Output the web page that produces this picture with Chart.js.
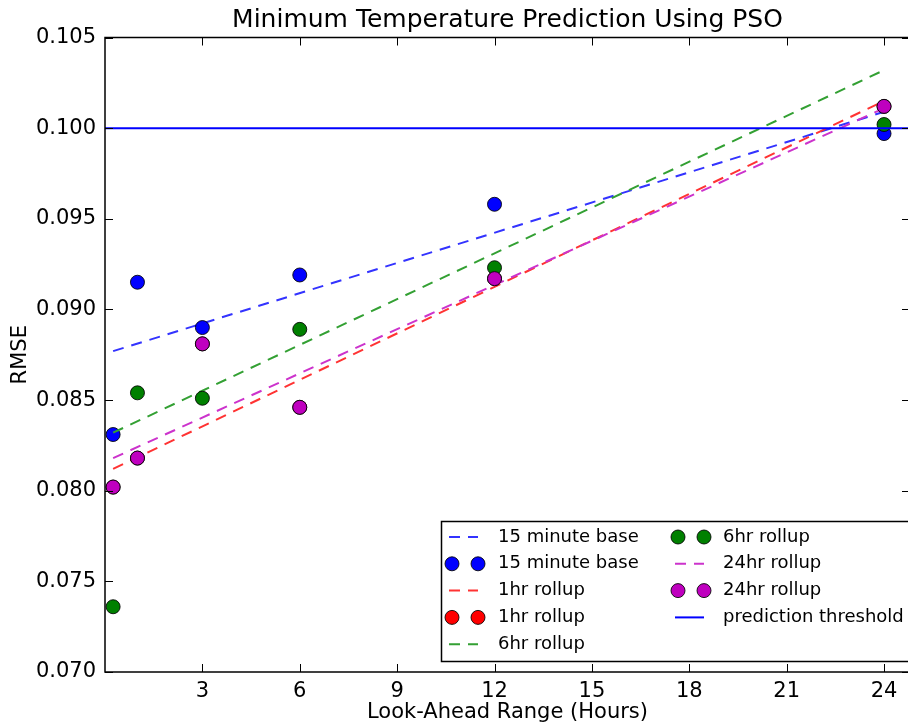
<!DOCTYPE html>
<html>
<head>
<meta charset="utf-8">
<script src="https://cdn.jsdelivr.net/npm/chart.js@4"></script>
<style>
  html, body { margin: 0; padding: 0; background: #fff; overflow: hidden; }
  #wrap { width: 912px; height: 728px; }
</style>
</head>
<body>
<div id="wrap"><canvas id="psoChart" width="912" height="728"></canvas></div>
<script>
// look-ahead hours and RMSE per rollup
const hours = [0.25, 1, 3, 6, 12, 24];
const base15 = [0.0831, 0.0915, 0.0890, 0.0919, 0.0958, 0.0997];
const rollup1 = [0.0802, 0.0818, 0.0881, 0.0846, 0.0917, 0.1012];
const rollup6 = [0.0736, 0.0854, 0.0851, 0.0889, 0.0923, 0.1002];
const rollup24 = [0.0802, 0.0818, 0.0881, 0.0846, 0.0917, 0.1012];

// fitted trend lines (ends)
const fitHours = [0.25, 24];
const fit15 = [0.0877, 0.1009];
const fit1 = [0.0812, 0.1015];
const fit6 = [0.0832, 0.1032];
const fit24 = [0.0818, 0.1011];

const thresholdHours = [0, 24.8];
const threshold = [0.1, 0.1];

const xTicks = [3, 6, 9, 12, 15, 18, 21, 24];
const yTicks = [0.070, 0.075, 0.080, 0.085, 0.090, 0.095, 0.100, 0.105];

const FONT = '"DejaVu Sans", "Liberation Sans", sans-serif';
const toPts = (xs, ys) => xs.map((v, i) => ({ x: v, y: ys[i] }));

function trend(label, xs, ys, color) {
  return { label, data: toPts(xs, ys), showLine: true, borderColor: color,
    borderWidth: 2, borderDash: [11, 8], pointRadius: 0 };
}
function dots(label, xs, ys, color) {
  return { label, data: toPts(xs, ys), showLine: false, backgroundColor: color,
    borderColor: 'rgba(0,0,0,0.85)', borderWidth: 1, pointRadius: 7 };
}

const datasets = [
  trend('15 minute base', fitHours, fit15, '#3333ff'),
  dots('15 minute base', hours, base15, '#0000ff'),
  trend('1hr rollup', fitHours, fit1, '#ff3333'),
  dots('1hr rollup', hours, rollup1, '#ff0000'),
  trend('6hr rollup', fitHours, fit6, '#33a033'),
  dots('6hr rollup', hours, rollup6, '#008000'),
  trend('24hr rollup', fitHours, fit24, '#cc33cc'),
  dots('24hr rollup', hours, rollup24, '#bf00bf'),
  { label: 'prediction threshold', data: toPts(thresholdHours, threshold), showLine: true,
    borderColor: '#0000ff', borderWidth: 2, pointRadius: 0 }
];
// matplotlib order: later series on top
datasets.forEach((ds, i) => { ds.order = datasets.length - i; });

const framePlugin = {
  id: 'frame',
  afterDatasetsDraw(chart) {
    const { ctx, chartArea: a, scales: { x, y } } = chart;
    ctx.save();
    ctx.strokeStyle = '#000';
    ctx.lineWidth = 1;
    ctx.beginPath();
    xTicks.forEach((v) => {
      const px = Math.round(x.getPixelForValue(v)) + 0.5;
      ctx.moveTo(px, a.bottom); ctx.lineTo(px, a.bottom - 8);
      ctx.moveTo(px, a.top); ctx.lineTo(px, a.top + 8);
    });
    yTicks.forEach((v) => {
      const py = Math.round(y.getPixelForValue(v)) + 0.5;
      ctx.moveTo(a.left, py); ctx.lineTo(a.left + 8, py);
      ctx.moveTo(a.right, py); ctx.lineTo(a.right - 8, py);
    });
    ctx.stroke();
    ctx.lineWidth = 1.5;
    ctx.strokeRect(a.left, a.top, a.right - a.left, a.bottom - a.top);

    ctx.fillStyle = '#000';
    ctx.font = '25px ' + FONT;
    ctx.textAlign = 'center';
    ctx.textBaseline = 'middle';
    ctx.fillText('Minimum Temperature Prediction Using PSO', (a.left + a.right) / 2, 20);
    ctx.restore();
  },
  afterDraw(chart) {
    const ctx = chart.ctx;
    const sets = chart.data.datasets;
    ctx.save();
    ctx.fillStyle = '#fff';
    ctx.strokeStyle = '#000';
    ctx.lineWidth = 1.5;
    ctx.fillRect(441.5, 521.5, 480, 140);
    ctx.strokeRect(441.5, 521.5, 480, 140);
    ctx.font = '18px ' + FONT;
    ctx.textBaseline = 'middle';
    ctx.textAlign = 'left';
    sets.forEach((ds, i) => {
      const col = i < 5 ? 0 : 1;
      const row = col ? i - 5 : i;
      const y = 537 + row * 26.8;
      const x0 = col ? 678 : 452;
      const x1 = x0 + 26;
      if (ds.showLine) {
        ctx.setLineDash(ds.borderDash || []);
        ctx.strokeStyle = ds.borderColor;
        ctx.lineWidth = ds.borderWidth;
        ctx.beginPath();
        ctx.moveTo(x0 - 3, y); ctx.lineTo(x1, y);
        ctx.stroke();
        ctx.setLineDash([]);
      } else {
        [x0, x1].forEach((cx) => {
          ctx.beginPath();
          ctx.arc(cx, y, 7, 0, Math.PI * 2);
          ctx.fillStyle = ds.backgroundColor;
          ctx.fill();
          ctx.strokeStyle = ds.borderColor;
          ctx.lineWidth = 1;
          ctx.stroke();
        });
      }
      ctx.fillStyle = '#000';
      ctx.fillText(ds.label, col ? 723 : 498, y);
    });
    ctx.restore();
  }
};

new Chart(document.getElementById('psoChart'), {
  type: 'scatter',
  data: { datasets },
  options: {
    responsive: false,
    animation: false,
    layout: { autoPadding: false, padding: { top: 37.5, right: 2, left: 0, bottom: 0 } },
    plugins: { legend: { display: false }, tooltip: { enabled: false } },
    scales: {
      x: {
        type: 'linear', min: 0, max: 24.8,
        grid: { display: false, drawTicks: false }, border: { display: false },
        afterBuildTicks: (s) => { s.ticks = xTicks.map((v) => ({ value: v })); },
        afterFit: (s) => { s.height = 56; },
        ticks: { color: '#000', font: { family: FONT, size: 21 }, padding: 7, maxRotation: 0 },
        title: { display: true, text: 'Look-Ahead Range (Hours)', color: '#000',
          font: { family: FONT, size: 21 }, padding: { top: 0, bottom: 3 } }
      },
      y: {
        type: 'linear', min: 0.07, max: 0.105,
        grid: { display: false, drawTicks: false }, border: { display: false },
        afterBuildTicks: (s) => { s.ticks = yTicks.map((v) => ({ value: v })); },
        afterFit: (s) => { s.width = 105; },
        ticks: { color: '#000', font: { family: FONT, size: 21 }, padding: 9,
          callback: (v) => v.toFixed(3) },
        title: { display: true, text: 'RMSE', color: '#000',
          font: { family: FONT, size: 21 }, padding: { top: 8, bottom: 0 } }
      }
    }
  },
  plugins: [framePlugin]
});
</script>
</body>
</html>
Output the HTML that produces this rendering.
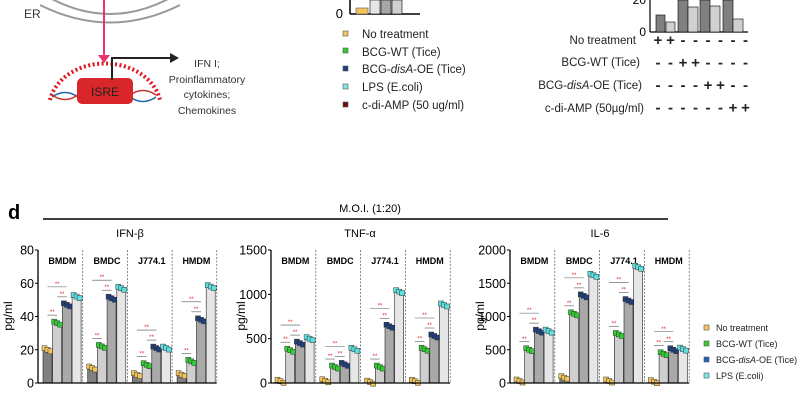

EXERCISE DESCRIPTION:
Could you repeat all of the material exactly? Pictures should not be copied.

RESULT OF THIS EXERCISE:
Output the web page that produces this picture with Chart.js.
<!DOCTYPE html>
<html>
<head>
<meta charset="utf-8">
<script src="https://cdn.jsdelivr.net/npm/chart.js@4"></script>
<style>
  html, body { margin: 0; padding: 0; background: #fff; overflow: hidden; }
  #wrap { width: 912px; height: 728px; }
</style>
</head>
<body>
<div id="wrap"><canvas id="psoChart" width="912" height="728"></canvas></div>
<script>
// look-ahead hours and RMSE per rollup
const hours = [0.25, 1, 3, 6, 12, 24];
const base15 = [0.0831, 0.0915, 0.0890, 0.0919, 0.0958, 0.0997];
const rollup1 = [0.0802, 0.0818, 0.0881, 0.0846, 0.0917, 0.1012];
const rollup6 = [0.0736, 0.0854, 0.0851, 0.0889, 0.0923, 0.1002];
const rollup24 = [0.0802, 0.0818, 0.0881, 0.0846, 0.0917, 0.1012];

// fitted trend lines (ends)
const fitHours = [0.25, 24];
const fit15 = [0.0877, 0.1009];
const fit1 = [0.0812, 0.1015];
const fit6 = [0.0832, 0.1032];
const fit24 = [0.0818, 0.1011];

const thresholdHours = [0, 24.8];
const threshold = [0.1, 0.1];

const xTicks = [3, 6, 9, 12, 15, 18, 21, 24];
const yTicks = [0.070, 0.075, 0.080, 0.085, 0.090, 0.095, 0.100, 0.105];

const FONT = '"DejaVu Sans", "Liberation Sans", sans-serif';
const toPts = (xs, ys) => xs.map((v, i) => ({ x: v, y: ys[i] }));

function trend(label, xs, ys, color) {
  return { label, data: toPts(xs, ys), showLine: true, borderColor: color,
    borderWidth: 2, borderDash: [11, 8], pointRadius: 0 };
}
function dots(label, xs, ys, color) {
  return { label, data: toPts(xs, ys), showLine: false, backgroundColor: color,
    borderColor: 'rgba(0,0,0,0.85)', borderWidth: 1, pointRadius: 7 };
}

const datasets = [
  trend('15 minute base', fitHours, fit15, '#3333ff'),
  dots('15 minute base', hours, base15, '#0000ff'),
  trend('1hr rollup', fitHours, fit1, '#ff3333'),
  dots('1hr rollup', hours, rollup1, '#ff0000'),
  trend('6hr rollup', fitHours, fit6, '#33a033'),
  dots('6hr rollup', hours, rollup6, '#008000'),
  trend('24hr rollup', fitHours, fit24, '#cc33cc'),
  dots('24hr rollup', hours, rollup24, '#bf00bf'),
  { label: 'prediction threshold', data: toPts(thresholdHours, threshold), showLine: true,
    borderColor: '#0000ff', borderWidth: 2, pointRadius: 0 }
];
// matplotlib order: later series on top
datasets.forEach((ds, i) => { ds.order = datasets.length - i; });

const framePlugin = {
  id: 'frame',
  afterDatasetsDraw(chart) {
    const { ctx, chartArea: a, scales: { x, y } } = chart;
    ctx.save();
    ctx.strokeStyle = '#000';
    ctx.lineWidth = 1;
    ctx.beginPath();
    xTicks.forEach((v) => {
      const px = Math.round(x.getPixelForValue(v)) + 0.5;
      ctx.moveTo(px, a.bottom); ctx.lineTo(px, a.bottom - 8);
      ctx.moveTo(px, a.top); ctx.lineTo(px, a.top + 8);
    });
    yTicks.forEach((v) => {
      const py = Math.round(y.getPixelForValue(v)) + 0.5;
      ctx.moveTo(a.left, py); ctx.lineTo(a.left + 8, py);
      ctx.moveTo(a.right, py); ctx.lineTo(a.right - 8, py);
    });
    ctx.stroke();
    ctx.lineWidth = 1.5;
    ctx.strokeRect(a.left, a.top, a.right - a.left, a.bottom - a.top);

    ctx.fillStyle = '#000';
    ctx.font = '25px ' + FONT;
    ctx.textAlign = 'center';
    ctx.textBaseline = 'middle';
    ctx.fillText('Minimum Temperature Prediction Using PSO', (a.left + a.right) / 2, 20);
    ctx.restore();
  },
  afterDraw(chart) {
    const ctx = chart.ctx;
    const sets = chart.data.datasets;
    ctx.save();
    ctx.fillStyle = '#fff';
    ctx.strokeStyle = '#000';
    ctx.lineWidth = 1.5;
    ctx.fillRect(441.5, 521.5, 480, 140);
    ctx.strokeRect(441.5, 521.5, 480, 140);
    ctx.font = '18px ' + FONT;
    ctx.textBaseline = 'middle';
    ctx.textAlign = 'left';
    sets.forEach((ds, i) => {
      const col = i < 5 ? 0 : 1;
      const row = col ? i - 5 : i;
      const y = 537 + row * 26.8;
      const x0 = col ? 678 : 452;
      const x1 = x0 + 26;
      if (ds.showLine) {
        ctx.setLineDash(ds.borderDash || []);
        ctx.strokeStyle = ds.borderColor;
        ctx.lineWidth = ds.borderWidth;
        ctx.beginPath();
        ctx.moveTo(x0 - 3, y); ctx.lineTo(x1, y);
        ctx.stroke();
        ctx.setLineDash([]);
      } else {
        [x0, x1].forEach((cx) => {
          ctx.beginPath();
          ctx.arc(cx, y, 7, 0, Math.PI * 2);
          ctx.fillStyle = ds.backgroundColor;
          ctx.fill();
          ctx.strokeStyle = ds.borderColor;
          ctx.lineWidth = 1;
          ctx.stroke();
        });
      }
      ctx.fillStyle = '#000';
      ctx.fillText(ds.label, col ? 723 : 498, y);
    });
    ctx.restore();
  }
};

new Chart(document.getElementById('psoChart'), {
  type: 'scatter',
  data: { datasets },
  options: {
    responsive: false,
    animation: false,
    layout: { autoPadding: false, padding: { top: 37.5, right: 2, left: 0, bottom: 0 } },
    plugins: { legend: { display: false }, tooltip: { enabled: false } },
    scales: {
      x: {
        type: 'linear', min: 0, max: 24.8,
        grid: { display: false, drawTicks: false }, border: { display: false },
        afterBuildTicks: (s) => { s.ticks = xTicks.map((v) => ({ value: v })); },
        afterFit: (s) => { s.height = 56; },
        ticks: { color: '#000', font: { family: FONT, size: 21 }, padding: 7, maxRotation: 0 },
        title: { display: true, text: 'Look-Ahead Range (Hours)', color: '#000',
          font: { family: FONT, size: 21 }, padding: { top: 0, bottom: 3 } }
      },
      y: {
        type: 'linear', min: 0.07, max: 0.105,
        grid: { display: false, drawTicks: false }, border: { display: false },
        afterBuildTicks: (s) => { s.ticks = yTicks.map((v) => ({ value: v })); },
        afterFit: (s) => { s.width = 105; },
        ticks: { color: '#000', font: { family: FONT, size: 21 }, padding: 9,
          callback: (v) => v.toFixed(3) },
        title: { display: true, text: 'RMSE', color: '#000',
          font: { family: FONT, size: 21 }, padding: { top: 8, bottom: 0 } }
      }
    }
  },
  plugins: [framePlugin]
});
</script>
</body>
</html>
Output the HTML that produces this rendering.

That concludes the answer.